同時期、2016年度の診療報酬改定にて「排尿自立指導料」が新設された。排尿自立指導料は、入院中で尿道留置カテーテル抜去後に、尿失禁、尿閉などの下部尿路障害の症状がある患者、あるいは現在尿道カテーテル留置中で抜去後に下部尿路障害を生ずると思われる患者に対し、専門的知識を有した多職種からなるチーム「排尿ケアチーム」と連携して、患者の排尿自立の可能性及び下部尿路機能を評価し、下部尿路機能の回復のための包括的なケアを行った場合に算定できる(詳細な算定条件は厚生労働省の資料を参照してください)。

当院でも、CSTより必要な研修を終了した看護師が誕生したことから、2017年6月より排尿ケアチームを設置し週1回の活動を開始することとなった。

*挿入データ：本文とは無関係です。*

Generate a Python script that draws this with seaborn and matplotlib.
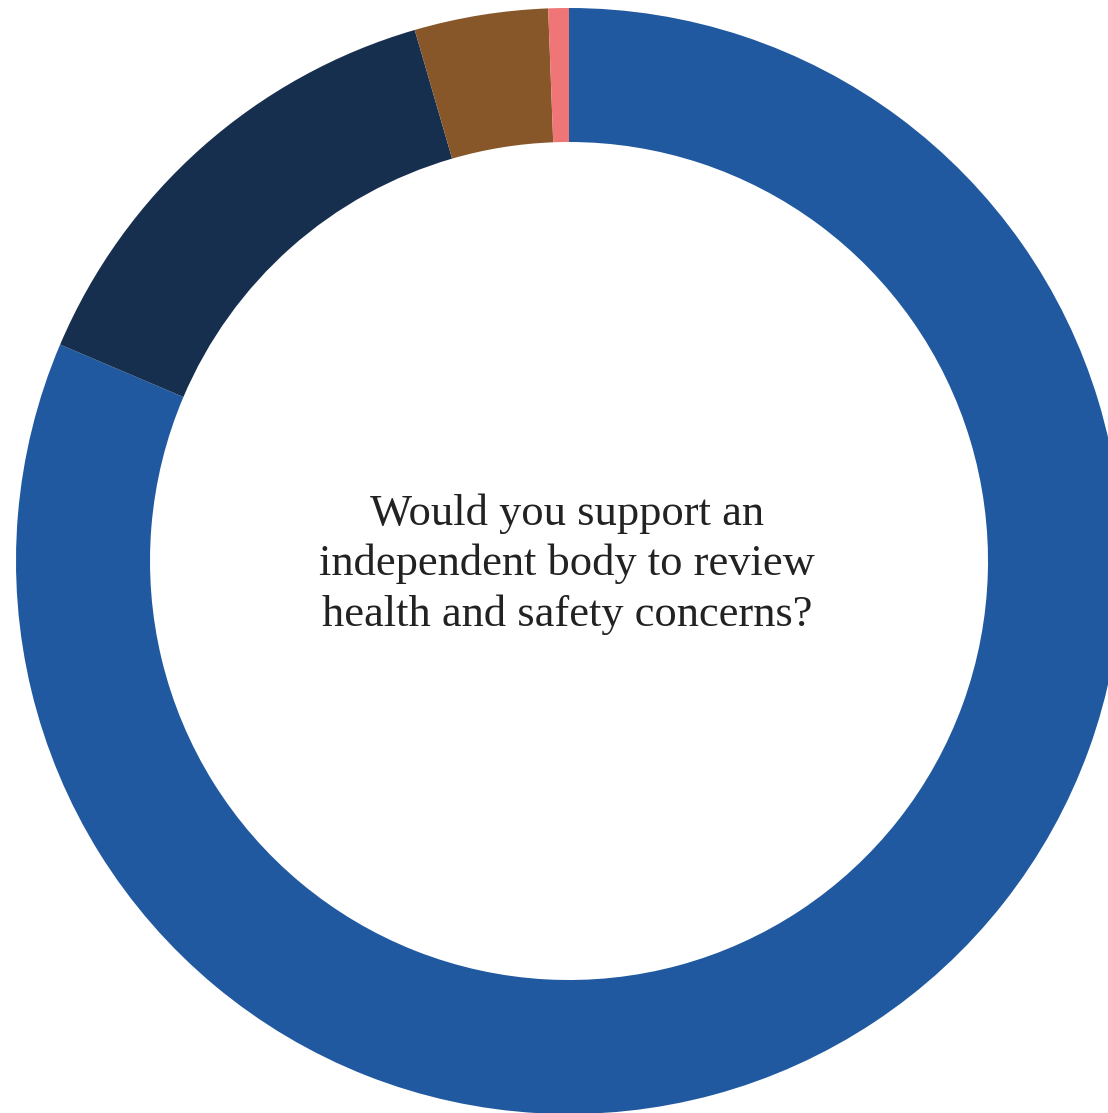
import matplotlib
matplotlib.use("Agg")
import matplotlib.pyplot as plt
import seaborn as sns

# Survey responses, clockwise from the top
answers = ["Yes", "No", "Unsure", "No answer"]
shares = [81.4, 14.1, 3.9, 0.6]
colors = ["#2059A0", "#172F4F", "#87572A", "#F07577"]
question = "Would you support an\nindependent body to review\nhealth and safety concerns?"

sns.set_style("white")
palette = sns.color_palette(colors)

W, H = 1108, 1113
fig = plt.figure(figsize=(W / 100, H / 100), dpi=100)
ax = fig.add_axes([0, 0, 1, 1])

cx, cy = 569, H - 561
outer_r = 553
ring = 134

ax.pie(shares, colors=palette, startangle=90, counterclock=False,
       center=(cx, cy), radius=outer_r,
       wedgeprops=dict(width=ring, linewidth=0, antialiased=True))
ax.set_xlim(0, W)
ax.set_ylim(0, H)
ax.set_aspect("auto")
ax.axis("off")

ax.text(cx - 2, cy - 3, question, ha="center", va="center",
        fontsize=32, family=["Liberation Serif", "DejaVu Serif"],
        color="#222222", linespacing=1.31)

fig.savefig("out.png", dpi=100, facecolor="white")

チーム設立時は、算定要件である医師、看護師、理学療法士で活動を行なっていた。

病棟カンファレンスに参加した際、この排尿ケアチームの活動内容を知った私は、薬剤が影響する下部尿路障害が原因でも介入できるのか確認したところ、排尿ケアチームより薬剤に関する専門的な視点が必要であることからチームの一員に加わってほしいと依頼があり、2017年10月から薬剤師が加入することとなった。

活動を始めると、排尿改善薬は、大きく分類すると蓄尿障害改善と排出障害改善、単純に溜めるか出すかでも、看護師の中には、「尿の薬」として同じに捉えている方もいたりします。さらに下部尿路障害の副作用を有する薬剤を服用しているか。さらには後発医薬品も混在する持参薬にリスクがある薬剤はあるか。泌尿器科医師からもすべてを把握することは困難だと呟かれたこともありました。チームに加入し、薬剤師の専門的なところを生かせる環境は多々あります。チーム内の潤滑油となり、患者に合わせた個々のケアを目指しています。

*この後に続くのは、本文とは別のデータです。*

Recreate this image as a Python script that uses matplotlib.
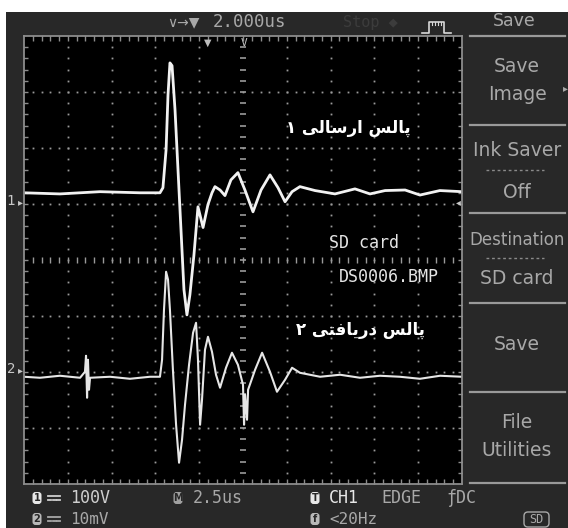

ラウンド中、看護師から「どの薬がいい?」と聞かれることもあります。排泄ケアについて答える際には、実際に使われている排尿・排便日誌をみて、使用薬剤を確認し、その患者の現状を把握したところで、理論的に有効な薬剤の選択を行ないます。薬剤投与後の変化を確認することも重要で、今までとどのような変化がでているかを看護師と話し合い継続的なケアを行なってもらいます。継続的なケアは、退院後の方向性によっても変化するためチーム内で患者ごとの目標を共有することも重要となります。これは、チーム医療だけでなく、薬剤指導を行う際にも必要なところにもなると思います。

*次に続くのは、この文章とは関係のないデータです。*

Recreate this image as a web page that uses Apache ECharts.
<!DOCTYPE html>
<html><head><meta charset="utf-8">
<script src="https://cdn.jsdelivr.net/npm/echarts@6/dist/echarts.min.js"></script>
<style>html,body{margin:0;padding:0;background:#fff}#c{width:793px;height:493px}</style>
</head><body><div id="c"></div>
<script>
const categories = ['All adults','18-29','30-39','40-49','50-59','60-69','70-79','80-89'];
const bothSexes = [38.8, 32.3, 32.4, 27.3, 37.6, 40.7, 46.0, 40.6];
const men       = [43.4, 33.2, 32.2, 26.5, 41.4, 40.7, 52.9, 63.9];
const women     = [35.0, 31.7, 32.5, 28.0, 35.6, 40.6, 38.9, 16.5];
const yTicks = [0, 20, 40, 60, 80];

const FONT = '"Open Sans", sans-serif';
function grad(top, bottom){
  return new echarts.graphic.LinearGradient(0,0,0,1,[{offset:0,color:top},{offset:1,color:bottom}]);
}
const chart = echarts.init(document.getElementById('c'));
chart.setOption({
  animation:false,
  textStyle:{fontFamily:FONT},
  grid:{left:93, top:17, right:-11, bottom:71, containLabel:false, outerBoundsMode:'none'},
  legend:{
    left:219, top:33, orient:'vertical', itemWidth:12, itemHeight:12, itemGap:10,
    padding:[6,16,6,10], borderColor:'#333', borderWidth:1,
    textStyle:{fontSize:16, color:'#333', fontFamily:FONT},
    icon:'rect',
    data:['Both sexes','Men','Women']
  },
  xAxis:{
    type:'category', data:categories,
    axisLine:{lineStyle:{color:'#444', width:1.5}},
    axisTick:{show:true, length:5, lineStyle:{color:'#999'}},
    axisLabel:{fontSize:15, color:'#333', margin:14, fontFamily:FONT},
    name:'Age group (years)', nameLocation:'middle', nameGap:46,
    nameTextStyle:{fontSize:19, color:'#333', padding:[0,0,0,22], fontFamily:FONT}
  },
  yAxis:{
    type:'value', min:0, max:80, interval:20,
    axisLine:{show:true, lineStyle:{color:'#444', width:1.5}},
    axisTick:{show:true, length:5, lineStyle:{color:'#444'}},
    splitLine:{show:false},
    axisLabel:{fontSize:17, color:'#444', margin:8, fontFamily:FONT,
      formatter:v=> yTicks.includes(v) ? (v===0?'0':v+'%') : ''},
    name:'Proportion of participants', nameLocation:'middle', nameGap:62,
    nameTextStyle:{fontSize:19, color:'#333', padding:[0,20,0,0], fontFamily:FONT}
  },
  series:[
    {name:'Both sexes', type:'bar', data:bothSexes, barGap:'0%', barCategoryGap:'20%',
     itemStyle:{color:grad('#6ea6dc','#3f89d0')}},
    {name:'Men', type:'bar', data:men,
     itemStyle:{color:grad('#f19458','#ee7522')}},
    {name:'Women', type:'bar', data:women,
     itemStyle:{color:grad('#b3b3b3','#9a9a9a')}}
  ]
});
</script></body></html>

実際に、精神科病棟で体験した例を挙げると、週1回程度の排便周期が、3日に1回へと改善、体重、腹囲の減少、刺激性下剤の使用量を大幅に減量、様々な便性状も一定の性状へと変化し、看護師も驚嘆する症例も体験することができた。

最後に、様々なチームで必要とされ、多職種の目線で話ができ、敷居の低い薬剤師になるため、日々研鑽を怠らないよう業務を行なっていきたいと思います。